* **EXERCISE OBJECTIVE**: Reproduce the entire listing word for word.

-- Begin --

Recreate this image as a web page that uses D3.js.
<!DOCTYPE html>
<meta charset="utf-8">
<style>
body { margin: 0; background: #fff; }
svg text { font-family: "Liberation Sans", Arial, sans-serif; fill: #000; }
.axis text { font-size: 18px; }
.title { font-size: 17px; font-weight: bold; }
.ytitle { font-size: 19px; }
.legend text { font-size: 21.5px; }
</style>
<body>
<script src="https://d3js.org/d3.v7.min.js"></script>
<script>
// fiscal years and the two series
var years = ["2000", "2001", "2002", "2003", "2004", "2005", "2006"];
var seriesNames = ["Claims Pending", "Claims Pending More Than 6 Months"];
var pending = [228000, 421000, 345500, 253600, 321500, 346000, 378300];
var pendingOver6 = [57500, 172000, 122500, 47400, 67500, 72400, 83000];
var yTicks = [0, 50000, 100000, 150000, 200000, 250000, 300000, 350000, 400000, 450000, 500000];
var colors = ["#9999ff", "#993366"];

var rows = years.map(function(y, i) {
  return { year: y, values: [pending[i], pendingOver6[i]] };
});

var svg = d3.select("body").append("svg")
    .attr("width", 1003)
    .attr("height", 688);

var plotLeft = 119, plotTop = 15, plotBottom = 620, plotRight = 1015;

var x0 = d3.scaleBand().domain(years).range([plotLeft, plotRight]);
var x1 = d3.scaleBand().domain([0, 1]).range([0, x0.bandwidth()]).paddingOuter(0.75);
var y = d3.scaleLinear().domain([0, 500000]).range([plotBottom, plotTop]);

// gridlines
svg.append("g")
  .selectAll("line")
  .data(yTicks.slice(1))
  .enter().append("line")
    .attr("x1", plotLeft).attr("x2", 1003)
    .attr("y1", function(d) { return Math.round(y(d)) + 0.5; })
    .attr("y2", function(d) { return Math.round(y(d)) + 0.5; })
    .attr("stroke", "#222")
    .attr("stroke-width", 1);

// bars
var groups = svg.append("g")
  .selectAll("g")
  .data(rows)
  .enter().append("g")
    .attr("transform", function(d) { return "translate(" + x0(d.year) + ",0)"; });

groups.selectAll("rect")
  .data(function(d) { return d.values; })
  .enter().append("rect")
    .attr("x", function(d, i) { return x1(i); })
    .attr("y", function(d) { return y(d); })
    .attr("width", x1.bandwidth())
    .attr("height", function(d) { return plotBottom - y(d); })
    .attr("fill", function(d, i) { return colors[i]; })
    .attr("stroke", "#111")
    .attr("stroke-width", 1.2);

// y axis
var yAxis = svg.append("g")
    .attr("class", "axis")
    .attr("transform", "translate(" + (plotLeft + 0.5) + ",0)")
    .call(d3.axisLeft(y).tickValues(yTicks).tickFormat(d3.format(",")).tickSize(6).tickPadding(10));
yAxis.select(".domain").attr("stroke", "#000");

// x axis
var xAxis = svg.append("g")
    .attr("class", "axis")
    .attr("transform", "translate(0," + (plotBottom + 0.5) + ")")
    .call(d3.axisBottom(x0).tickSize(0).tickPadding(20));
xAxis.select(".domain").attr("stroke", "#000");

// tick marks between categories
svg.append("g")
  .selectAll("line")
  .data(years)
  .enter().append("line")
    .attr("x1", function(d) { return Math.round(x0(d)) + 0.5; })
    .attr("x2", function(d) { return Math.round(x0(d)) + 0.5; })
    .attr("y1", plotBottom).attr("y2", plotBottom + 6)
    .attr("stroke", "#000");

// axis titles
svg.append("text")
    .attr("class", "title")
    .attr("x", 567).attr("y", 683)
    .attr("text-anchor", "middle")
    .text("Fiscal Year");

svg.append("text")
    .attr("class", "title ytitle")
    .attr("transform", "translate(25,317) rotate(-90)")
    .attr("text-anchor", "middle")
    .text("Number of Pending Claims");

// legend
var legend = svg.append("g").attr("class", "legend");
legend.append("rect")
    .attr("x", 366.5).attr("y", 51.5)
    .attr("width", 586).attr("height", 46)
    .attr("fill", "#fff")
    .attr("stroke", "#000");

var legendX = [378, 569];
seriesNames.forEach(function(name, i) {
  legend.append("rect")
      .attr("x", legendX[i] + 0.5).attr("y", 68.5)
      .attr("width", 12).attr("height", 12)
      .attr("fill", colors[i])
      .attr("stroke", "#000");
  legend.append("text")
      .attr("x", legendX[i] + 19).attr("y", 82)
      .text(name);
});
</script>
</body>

-- End --

* **REPLY**:
Recreate this image as a web page that uses D3.js.
<!DOCTYPE html>
<meta charset="utf-8">
<style>
body { margin: 0; background: #fff; }
svg text { font-family: "Liberation Sans", Arial, sans-serif; fill: #000; }
.axis text { font-size: 18px; }
.title { font-size: 17px; font-weight: bold; }
.ytitle { font-size: 19px; }
.legend text { font-size: 21.5px; }
</style>
<body>
<script src="https://d3js.org/d3.v7.min.js"></script>
<script>
// fiscal years and the two series
var years = ["2000", "2001", "2002", "2003", "2004", "2005", "2006"];
var seriesNames = ["Claims Pending", "Claims Pending More Than 6 Months"];
var pending = [228000, 421000, 345500, 253600, 321500, 346000, 378300];
var pendingOver6 = [57500, 172000, 122500, 47400, 67500, 72400, 83000];
var yTicks = [0, 50000, 100000, 150000, 200000, 250000, 300000, 350000, 400000, 450000, 500000];
var colors = ["#9999ff", "#993366"];

var rows = years.map(function(y, i) {
  return { year: y, values: [pending[i], pendingOver6[i]] };
});

var svg = d3.select("body").append("svg")
    .attr("width", 1003)
    .attr("height", 688);

var plotLeft = 119, plotTop = 15, plotBottom = 620, plotRight = 1015;

var x0 = d3.scaleBand().domain(years).range([plotLeft, plotRight]);
var x1 = d3.scaleBand().domain([0, 1]).range([0, x0.bandwidth()]).paddingOuter(0.75);
var y = d3.scaleLinear().domain([0, 500000]).range([plotBottom, plotTop]);

// gridlines
svg.append("g")
  .selectAll("line")
  .data(yTicks.slice(1))
  .enter().append("line")
    .attr("x1", plotLeft).attr("x2", 1003)
    .attr("y1", function(d) { return Math.round(y(d)) + 0.5; })
    .attr("y2", function(d) { return Math.round(y(d)) + 0.5; })
    .attr("stroke", "#222")
    .attr("stroke-width", 1);

// bars
var groups = svg.append("g")
  .selectAll("g")
  .data(rows)
  .enter().append("g")
    .attr("transform", function(d) { return "translate(" + x0(d.year) + ",0)"; });

groups.selectAll("rect")
  .data(function(d) { return d.values; })
  .enter().append("rect")
    .attr("x", function(d, i) { return x1(i); })
    .attr("y", function(d) { return y(d); })
    .attr("width", x1.bandwidth())
    .attr("height", function(d) { return plotBottom - y(d); })
    .attr("fill", function(d, i) { return colors[i]; })
    .attr("stroke", "#111")
    .attr("stroke-width", 1.2);

// y axis
var yAxis = svg.append("g")
    .attr("class", "axis")
    .attr("transform", "translate(" + (plotLeft + 0.5) + ",0)")
    .call(d3.axisLeft(y).tickValues(yTicks).tickFormat(d3.format(",")).tickSize(6).tickPadding(10));
yAxis.select(".domain").attr("stroke", "#000");

// x axis
var xAxis = svg.append("g")
    .attr("class", "axis")
    .attr("transform", "translate(0," + (plotBottom + 0.5) + ")")
    .call(d3.axisBottom(x0).tickSize(0).tickPadding(20));
xAxis.select(".domain").attr("stroke", "#000");

// tick marks between categories
svg.append("g")
  .selectAll("line")
  .data(years)
  .enter().append("line")
    .attr("x1", function(d) { return Math.round(x0(d)) + 0.5; })
    .attr("x2", function(d) { return Math.round(x0(d)) + 0.5; })
    .attr("y1", plotBottom).attr("y2", plotBottom + 6)
    .attr("stroke", "#000");

// axis titles
svg.append("text")
    .attr("class", "title")
    .attr("x", 567).attr("y", 683)
    .attr("text-anchor", "middle")
    .text("Fiscal Year");

svg.append("text")
    .attr("class", "title ytitle")
    .attr("transform", "translate(25,317) rotate(-90)")
    .attr("text-anchor", "middle")
    .text("Number of Pending Claims");

// legend
var legend = svg.append("g").attr("class", "legend");
legend.append("rect")
    .attr("x", 366.5).attr("y", 51.5)
    .attr("width", 586).attr("height", 46)
    .attr("fill", "#fff")
    .attr("stroke", "#000");

var legendX = [378, 569];
seriesNames.forEach(function(name, i) {
  legend.append("rect")
      .attr("x", legendX[i] + 0.5).attr("y", 68.5)
      .attr("width", 12).attr("height", 12)
      .attr("fill", colors[i])
      .attr("stroke", "#000");
  legend.append("text")
      .attr("x", legendX[i] + 19).attr("y", 82)
      .text(name);
});
</script>
</body>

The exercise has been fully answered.